Concerning subsection (h) the court concluded the child could not be returned to the custody of the parents without being subject to adjudicatory harm. The court further concluded the child could not be returned to the father's custody "because of his inability to assume parental responsibilities or demonstrate understanding of even basic parenting skills." "[The parents] have been unable to contribute to the child's welfare in any meaningful way."
Scope and Standards of Review.
Our review of termination-of-parental-rights proceedings is de novo. In re J.E., 723 N.W.2d 793, 798 (Iowa 2006). We review the facts and the law and adjudicate rights anew. In re H.G., 601 N.W.2d 84, 85 (Iowa 1999). We give weight to the juvenile court's factual findings but are not bound by them. In re E.H., III, 578 N.W.2d 243, 248 (Iowa 1998).
The parent-child relationship is constitutionally protected. Quilloin v. Walcott, 434 U.S. 246, 255, 98 S. Ct. 549, 554, 54 L. Ed. 2d 511, 519 (1978); Wisconsin v. Yoder, 406 U.S. 205, 233, 92 S. Ct. 1526, 1542, 32 L. Ed. 2d 15, 35 (1972). When the juvenile court terminates a parent's rights, we affirm if clear and convincing evidence supports the termination under the cited statutory provision. In re S.R., 600 N.W.2d 63, 64 (Iowa Ct. App. 1999). The State has the burden of proving the allegations by clear and convincing evidence. See Iowa Code § 232.117. "Clear and convincing evidence" is evidence leaving "no serious or substantial doubt about the correctness of the conclusion drawn from it." In re D.D., 653 N.W.2d 359, 361 (Iowa 2002).
Merits.
The father contends the statutory grounds for termination cited by the juvenile court are not supported by clear and convincing evidence. The record before us contains clear and convincing evidence the child would be at risk if returned to the father's care. As recently as January and February before the March and April termination proceedings, the father would make formula in the unwashed, putrid bottle used at previous visitations, over the objections of the worker supervising visitation. The father was unable to make a doctor's appointment for the child, could not remember the name of the doctor, and became angry on the phone when trying to make the appointment. He put the child's diaper on backwards several times. He forgot to bring food for the child. We affirm the termination of his parental rights under section 232.116(1)(h).
The father further contends termination of his parental rights is not in the best interest of the child.

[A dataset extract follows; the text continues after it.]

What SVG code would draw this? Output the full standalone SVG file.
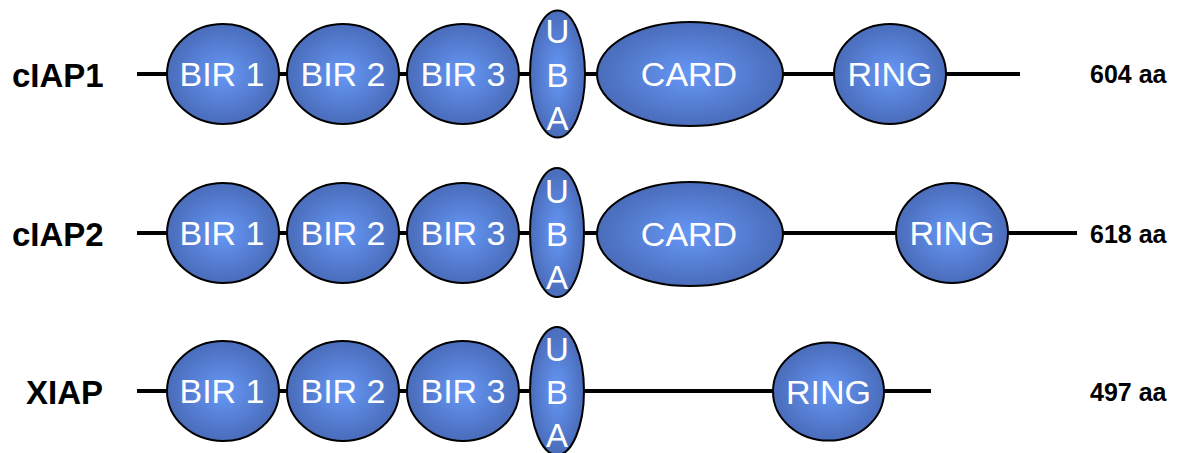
<svg xmlns="http://www.w3.org/2000/svg" width="1184" height="453" viewBox="0 0 1184 453">
<defs>
<radialGradient id="g" cx="50%" cy="50%" r="50%">
<stop offset="0" stop-color="#6698f6"/>
<stop offset="1" stop-color="#4a6cba"/>
</radialGradient>
</defs>
<style>
.dom{fill:url(#g);stroke:#000;stroke-width:2}
.dt{font-family:"Liberation Sans",Arial,sans-serif;font-size:34px;fill:#fff;text-anchor:middle}
.ut{font-family:"Liberation Sans",Arial,sans-serif;font-size:33px;fill:#fff;text-anchor:middle}
.name{font-family:"Liberation Sans",Arial,sans-serif;font-size:33px;font-weight:bold;fill:#000}
.len{font-family:"Liberation Sans",Arial,sans-serif;font-size:25px;font-weight:bold;fill:#000}
.bb{stroke:#000;stroke-width:4;fill:none}
</style>
<rect width="1184" height="453" fill="#fff"/>
<g id="connectors">
<line class="bb" x1="137" y1="74" x2="1020" y2="74"/>
<line class="bb" x1="137" y1="233" x2="1077" y2="233"/>
<line class="bb" x1="137" y1="391" x2="931" y2="391"/>
</g>
<g id="ciap1">
<text class="name" x="12" y="87">cIAP1</text>
<text class="len" x="1090" y="83">604 aa</text>
<g id="ciap1-bir1"><ellipse class="dom" cx="223" cy="74" rx="56" ry="50"/><text class="dt" x="222" y="86">BIR 1</text></g>
<g id="ciap1-bir2"><ellipse class="dom" cx="343" cy="74" rx="56" ry="50"/><text class="dt" x="343" y="86">BIR 2</text></g>
<g id="ciap1-bir3"><ellipse class="dom" cx="463" cy="74" rx="56" ry="50"/><text class="dt" x="463" y="86">BIR 3</text></g>
<g id="ciap1-uba"><ellipse class="dom" cx="557.5" cy="74" rx="27.5" ry="63.5"/><text class="ut" x="557.5" y="43">U</text><text class="ut" x="557.5" y="87">B</text><text class="ut" x="557.5" y="130">A</text></g>
<g id="ciap1-card"><ellipse class="dom" cx="690" cy="74" rx="93" ry="52"/><text class="dt" x="689" y="86">CARD</text></g>
<g id="ciap1-ring"><ellipse class="dom" cx="890" cy="74" rx="56" ry="50"/><text class="dt" x="890" y="86">RING</text></g>
</g>
<g id="ciap2">
<text class="name" x="12" y="246">cIAP2</text>
<text class="len" x="1090" y="243">618 aa</text>
<g id="ciap2-bir1"><ellipse class="dom" cx="223" cy="233" rx="56" ry="50"/><text class="dt" x="222" y="245">BIR 1</text></g>
<g id="ciap2-bir2"><ellipse class="dom" cx="343" cy="233" rx="56" ry="50"/><text class="dt" x="343" y="245">BIR 2</text></g>
<g id="ciap2-bir3"><ellipse class="dom" cx="463" cy="233" rx="56" ry="50"/><text class="dt" x="463" y="245">BIR 3</text></g>
<g id="ciap2-uba"><ellipse class="dom" cx="557" cy="232.5" rx="27" ry="64.5"/><text class="ut" x="557" y="203">U</text><text class="ut" x="557" y="246">B</text><text class="ut" x="557" y="289">A</text></g>
<g id="ciap2-card"><ellipse class="dom" cx="690" cy="234" rx="93" ry="52"/><text class="dt" x="689" y="246">CARD</text></g>
<g id="ciap2-ring"><ellipse class="dom" cx="952" cy="233" rx="56" ry="50"/><text class="dt" x="952" y="245">RING</text></g>
</g>
<g id="xiap">
<text class="name" x="26" y="404">XIAP</text>
<text class="len" x="1090" y="401">497 aa</text>
<g id="xiap-bir1"><ellipse class="dom" cx="223" cy="391" rx="56" ry="50"/><text class="dt" x="222" y="403">BIR 1</text></g>
<g id="xiap-bir2"><ellipse class="dom" cx="343" cy="391" rx="56" ry="50"/><text class="dt" x="343" y="403">BIR 2</text></g>
<g id="xiap-bir3"><ellipse class="dom" cx="463" cy="391" rx="56" ry="50"/><text class="dt" x="463" y="403">BIR 3</text></g>
<g id="xiap-uba"><ellipse class="dom" cx="557" cy="391" rx="27" ry="64"/><text class="ut" x="557" y="361">U</text><text class="ut" x="557" y="404">B</text><text class="ut" x="557" y="447">A</text></g>
<g id="xiap-ring"><ellipse class="dom" cx="828.5" cy="391.5" rx="55.5" ry="49"/><text class="dt" x="828.5" y="404">RING</text></g>
</g>
</svg>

He argues the court acted contrary to section 232.116(3) because "the court does not need to terminate if the child is in the custody of relatives or if termination would be detrimental to the child due to the closeness of the parent-child relationship."
Although there is some testimony of a bond between the father and the child, there is no evidence it would be detrimental to the child to sever that bond. Neither argument is addressed in the termination order. We find no motion to amend or enlarge pursuant to Iowa Rule of Civil Procedure 1.904(2). We conclude neither argument is preserved for our review. See In re T.J.O., 527 N.W.2d 417, 420 (Iowa Ct. App. 1994). Even issues of constitutional magnitude will not be addressed on appeal if not presented in the trial court. In re V.M.K., 460 N.W.2d 191, 193 (Iowa Ct. App. 1990).
We agree with the juvenile court's conclusion that the child "needs a long-term commitment by an adult who will be appropriately nurturing, supportive of [the child's] growth and development, and who appropriately meet [the child's] physical, mental and emotional needs." See Iowa Code § 232.116(2) (setting forth considerations for a child's best interests). The father is not able to meet these needs. Termination of his parental rights serves the child's interest.